/---

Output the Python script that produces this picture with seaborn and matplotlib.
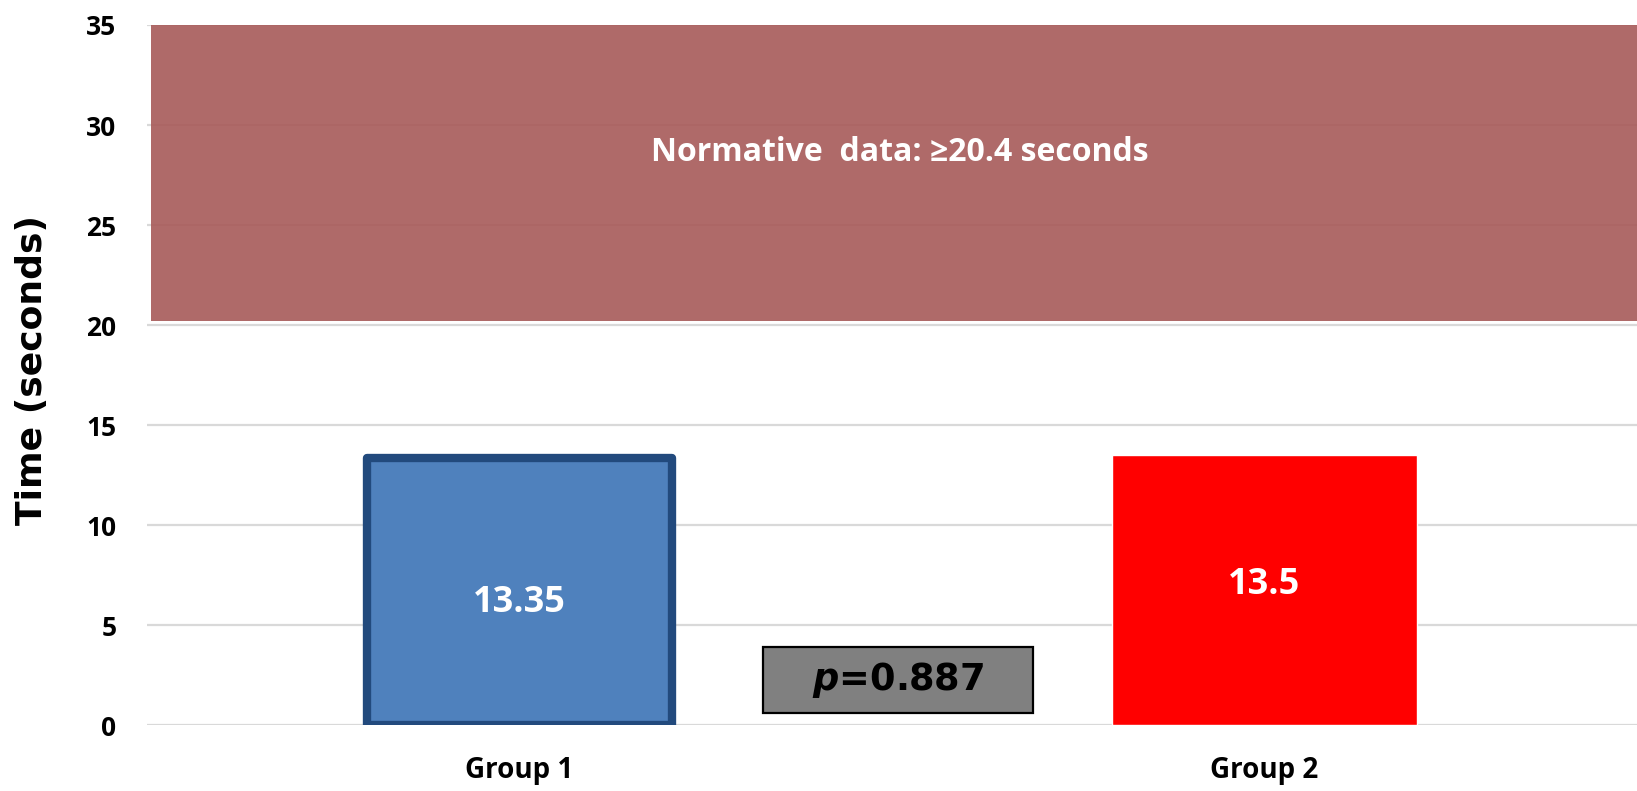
import matplotlib
matplotlib.use("Agg")
import matplotlib.pyplot as plt
from matplotlib.patches import Rectangle
import seaborn as sns
import pandas as pd

# Data
groups = ["Group 1", "Group 2"]
times = [13.35, 13.5]
bar_colors = ["#4F81BD", "#FF0000"]
normative_low = 20.2
normative_high = 35
normative_label = "Normative  data: \u226520.4 seconds"
p_label = r"$\it{p}$=0.887"
y_ticks = [0, 5, 10, 15, 20, 25, 30, 35]

df = pd.DataFrame({"group": groups, "time": times})

sns.set_style("white")
plt.rcParams["font.family"] = ["Open Sans", "DejaVu Sans"]
plt.rcParams["mathtext.fontset"] = "custom"
plt.rcParams["mathtext.it"] = "DejaVu Sans:italic:bold"
plt.rcParams["text.color"] = "black"
plt.rcParams["axes.labelcolor"] = "black"
plt.rcParams["xtick.color"] = "black"
plt.rcParams["ytick.color"] = "black"

fig = plt.figure(figsize=(16.37, 7.91), dpi=100)
ax = fig.add_axes([0.0898, 0.0834, 0.9102, 0.885])

sns.barplot(data=df, x="group", y="time", hue="group", palette=bar_colors,
            width=0.41, legend=False, saturation=1, ax=ax, zorder=3)

# Group 1 has a thick dark-blue border
ax.patches[0].set_edgecolor("#224A7D")
ax.patches[0].set_linewidth(6)
ax.patches[0].set_joinstyle("round")

# Normative range band
ax.axhspan(normative_low, normative_high, xmin=0.003, xmax=1,
           color="#A75A59", alpha=0.9, lw=0, zorder=1)
ax.text(0.51, 28.65, normative_label, color="white", fontsize=23,
        fontweight="bold", ha="center", va="center", zorder=4,
        family=["Open Sans", "DejaVu Sans"])

# Value labels inside bars
label_y = [6.1, 7.0]
for i, (v, ly) in enumerate(zip(times, label_y)):
    ax.text(i, ly, f"{v:g}", color="white", fontsize=26, fontweight="bold",
            ha="center", va="center", zorder=5)

# p-value box
ax.add_patch(Rectangle((0.327, 0.62), 0.362, 3.3, facecolor="#808080",
                       edgecolor="black", lw=1.6, zorder=4))
ax.text(0.508, 2.27, p_label, fontsize=26.5, fontweight="heavy", color="black",
        family="DejaVu Sans", ha="center", va="center", zorder=5)

ax.set_xlim(-0.5, 1.5)
ax.set_ylim(0, 35)
ax.set_yticks(y_ticks)
ax.grid(axis="y", color="#D9D9D9", lw=1.6, zorder=0)
ax.set_axisbelow(True)
for s in ax.spines.values():
    s.set_visible(False)

ax.tick_params(axis="y", length=0, pad=22, labelsize=19)
ax.tick_params(axis="x", length=0, pad=22, labelsize=20)
for lab in ax.get_yticklabels() + ax.get_xticklabels():
    lab.set_fontweight("bold")

ax.set_xlabel("")
ax.set_ylabel("Time (seconds)", fontsize=26, fontweight="bold",
              family="DejaVu Sans")
ax.yaxis.set_label_coords(-0.066, 0.507)

fig.savefig("out.png", dpi=100)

\---

GIVEN TASK
Restate the material word for word from its first line through the line containing "y_ticks = [0, 5, 10, 15, 20, 25, 30, 35]", both included; the pictures do not belong in it.

TASK SOLUTION
Output the Python script that produces this picture with seaborn and matplotlib.
import matplotlib
matplotlib.use("Agg")
import matplotlib.pyplot as plt
from matplotlib.patches import Rectangle
import seaborn as sns
import pandas as pd

# Data
groups = ["Group 1", "Group 2"]
times = [13.35, 13.5]
bar_colors = ["#4F81BD", "#FF0000"]
normative_low = 20.2
normative_high = 35
normative_label = "Normative  data: \u226520.4 seconds"
p_label = r"$\it{p}$=0.887"
y_ticks = [0, 5, 10, 15, 20, 25, 30, 35]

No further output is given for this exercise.